Section 2. EXECUTION OF DEEDS, CONTRACTS, ETC.
Subject always to the specific directions of the Board, all deeds and mortgages made by the Corporation and all other written contracts and agreements to which the Corporation shall be a party shall be executed in its name by the President or one of the Vice Presidents, and, when requested, the Secretary or an Assistant Secretary shall attest to such signatures.

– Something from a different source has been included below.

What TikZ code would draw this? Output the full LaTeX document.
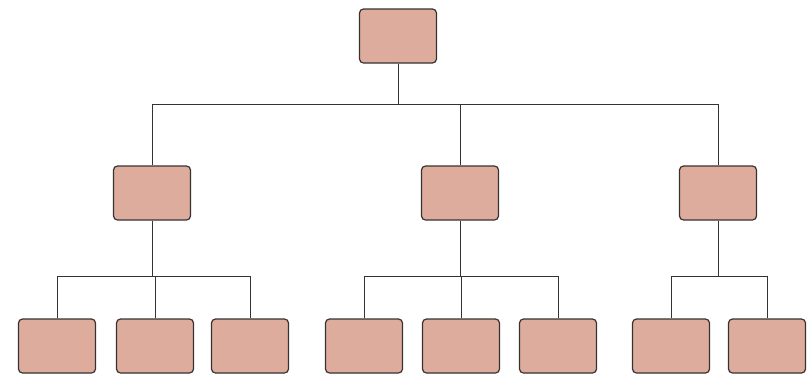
\documentclass[tikz,border=0pt]{standalone}
\usetikzlibrary{calc}
\definecolor{boxfill}{RGB}{222,172,156}
\definecolor{boxline}{RGB}{55,50,50}
\begin{document}
\begin{tikzpicture}[x=1pt,y=-1pt,
  orgbox/.style={draw=boxline,line width=1.2pt,fill=boxfill,rounded corners=4pt,minimum width=77pt,minimum height=54pt,inner sep=0pt},
  link/.style={draw=black!80,line width=0.9pt}]
\useasboundingbox (0,0) rectangle (810,376);
% top
\node[orgbox] (top) at (398,36) {};
% middle
\node[orgbox] (m1) at (152,193) {};
\node[orgbox] (m2) at (460,193) {};
\node[orgbox] (m3) at (718,193) {};
% bottom
\node[orgbox] (b1) at (57,346) {};
\node[orgbox] (b2) at (155,346) {};
\node[orgbox] (b3) at (250,346) {};
\node[orgbox] (b4) at (364,346) {};
\node[orgbox] (b5) at (461,346) {};
\node[orgbox] (b6) at (558,346) {};
\node[orgbox] (b7) at (671,346) {};
\node[orgbox] (b8) at (767,346) {};
% connectors
\coordinate (j0) at (398,104);
\draw[link] (top.south) -- (j0);
\draw[link] (m1.north) -- (m1.north |- j0) -- (m3.north |- j0) -- (m3.north);
\draw[link] (m2.north) -- (m2.north |- j0);
\coordinate (j1) at (152,276);
\draw[link] (m1.south) -- (j1);
\draw[link] (b1.north) -- (b1.north |- j1) -- (b3.north |- j1) -- (b3.north);
\draw[link] (b2.north) -- (b2.north |- j1);
\draw[link] (m2.south) -- (m2.south |- j1);
\draw[link] (b4.north) -- (b4.north |- j1) -- (b6.north |- j1) -- (b6.north);
\draw[link] (b5.north) -- (b5.north |- j1);
\draw[link] (m3.south) -- (m3.south |- j1);
\draw[link] (b7.north) -- (b7.north |- j1) -- (b8.north |- j1) -- (b8.north);
\end{tikzpicture}
\end{document}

Section 3. ENDORSEMENT OF STOCK CERTIFICATES
Subject always to the specific directions of the Board, any share or shares of stock issued by any corporation and owned by the Corporation may, for sale or transfer, be endorsed in the name of the Corporation by the President or one of the Vice Presidents, and, where required, his/her signature may be attested to by the Secretary or an Assistant Secretary. This Section does not govern signatures required in the initial issuance or the reissuance of the Corporation's own shares, which is governed by Section 1 of Article IV.
ARTICLE VIII
AMENDMENTS TO BYLAWS
These Bylaws may be altered or amended by the affirmative vote of a majority of the capital stock of the Corporation issued and outstanding and entitled to vote thereat, at any regular or special meeting of shareholders if notice of the proposed alteration or amendment be contained in the notice of the meeting. These Bylaws also may be altered or amended by a resolution adopted by the affirmative vote of a majority of all directors of the Board then in office at a regular or special meeting.